Y en la plaza, ante el toro que tocaba a Dominguín, surgió el primer conflicto.

La corrida no era a muerte. La Sociedad Protectora de Animales lo prohibía. Gran consternación y grandísimos abucheos para algunos miembros de la Sociedad allí presentes. Crecía la pitada, mientras Luis Miguel no sabía qué hacer con el estoque en la mano. Pero... de pronto, ¡oh milagro!, Picasso, puesto de pie en mitad de su palco, agitando en mano un gran pañuelo, pedía a los protectores de la Sociedad concediesen la muerte del toro.
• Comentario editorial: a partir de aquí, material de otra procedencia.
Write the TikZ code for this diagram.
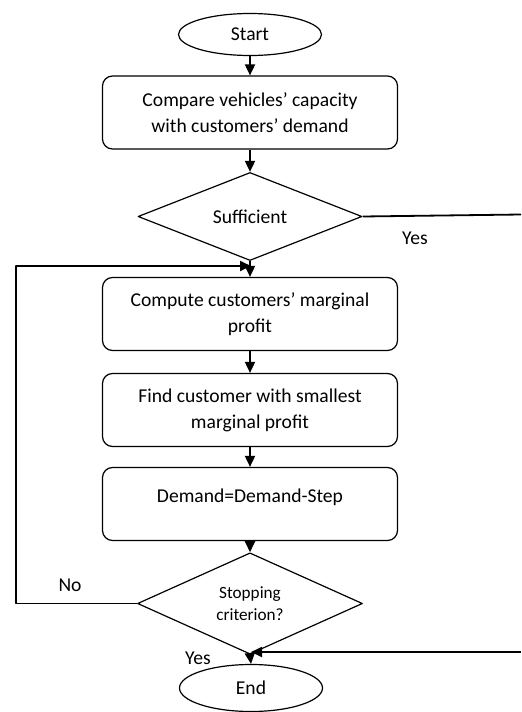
\documentclass[tikz,border=0pt]{standalone}
\usepackage{fontspec}
\setmainfont{Carlito}
\usetikzlibrary{shapes.geometric,arrows.meta}
\tikzset{
  term/.style={ellipse, draw, line width=0.6pt, minimum width=71.5pt, minimum height=21pt, inner sep=0pt},
  stepbox/.style={rectangle, rounded corners=5pt, draw, line width=0.6pt, minimum width=147.5pt, minimum height=36.5pt, align=center, inner sep=0pt},
  decide/.style={diamond, draw, line width=0.6pt, minimum width=112pt, minimum height=40.5pt, inner sep=0pt, align=center},
  link/.style={line width=0.9pt}
}
\begin{document}
\begin{tikzpicture}[x=0.5pt, y=-0.5pt, >={Triangle[length=5.5pt, width=5pt]}, font=\fontsize{9.8}{13}\selectfont, line join=round]
\useasboundingbox (0,0) rectangle (521,712);
\node[term] (start) at (250,34.5) {Start};
\node[stepbox] (compare) at (250,112.5) {Compare vehicles’ capacity\\with customers’ demand};
\node[decide] (suff) at (250,216.5) {Sufficient};
\node[stepbox] (compute) at (250,314) {Compute customers’ marginal\\profit};
\node[stepbox] (find) at (250,410) {Find customer with smallest\\marginal profit};
\node[stepbox, text height=7pt, text depth=8.5pt] (demand) at (250,504) {Demand=Demand-Step};
\node[decide, minimum width=112.5pt, minimum height=42.5pt, font=\fontsize{8.6}{11}\selectfont] (stop) at (250,603.5) {Stopping\\criterion?};
\node[term, minimum width=71.5pt, minimum height=23.5pt] (end) at (251,688) {End};
\node (yes1) at (415,238) {Yes};
\node (no) at (70,585) {No};
\node (yes2) at (198,658) {Yes};
\path
(521,214.5) coordinate (r1)
(16,603.5) coordinate (l1)
(251,266) coordinate (join)
(521,652) coordinate (r2)
(251,652) coordinate (join2)
;
\draw[link,->] (start)--(compare);
\draw[link,->] (compare)--(suff);
\draw[link,->] (suff.south)--(compute.north);
\draw[link] (suff.east)--(r1);
\draw[link,->] (stop.west)--(l1)|-(join);
\draw[link,->] (compute)--(find);
\draw[link,->] (find)--(demand);
\draw[link,->] (demand)--(stop);
\draw[link,->] (stop.south)--(end.north);
\draw[link,->] (r2)--(join2);
\end{tikzpicture}
\end{document}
Y así fue. Toda la plaza de pie, aplaudiendo, contempló cómo aquel toro lidiado por Dominguín, y haciendo de peón Domingo Ortega, caía de una estocada en el centro de la arena desde aquella pequeña improvisada plaza de Vallauris.

Por la noche, cenando en casa de Picasso, éste se arrojó al centro del comedor, bailándose con el bailarín Antonio unas caricaturescas chuflillas gaditanas. Hace ahora 27 años, el grande y cultivado torero Domingo Ortega, muerto en estos días en Madrid, se hallaba sentado allí con nosotros, y junto al pintor, tan gran entusiasta del torero toledano. Inolvidable noche.

Al volver, a unos recién plantados alamillos en mi jardín de La Gallarda, las hormigas rojas y negras les devoraron las verdes hojillas, llevándoselas en procesión a sus ocultos hormigueros, bajo la seca pinocha de los pinos. Y ahora, volviéndose todas contra mí, comienzan de nuevo a invadir mi cuerpo dormido.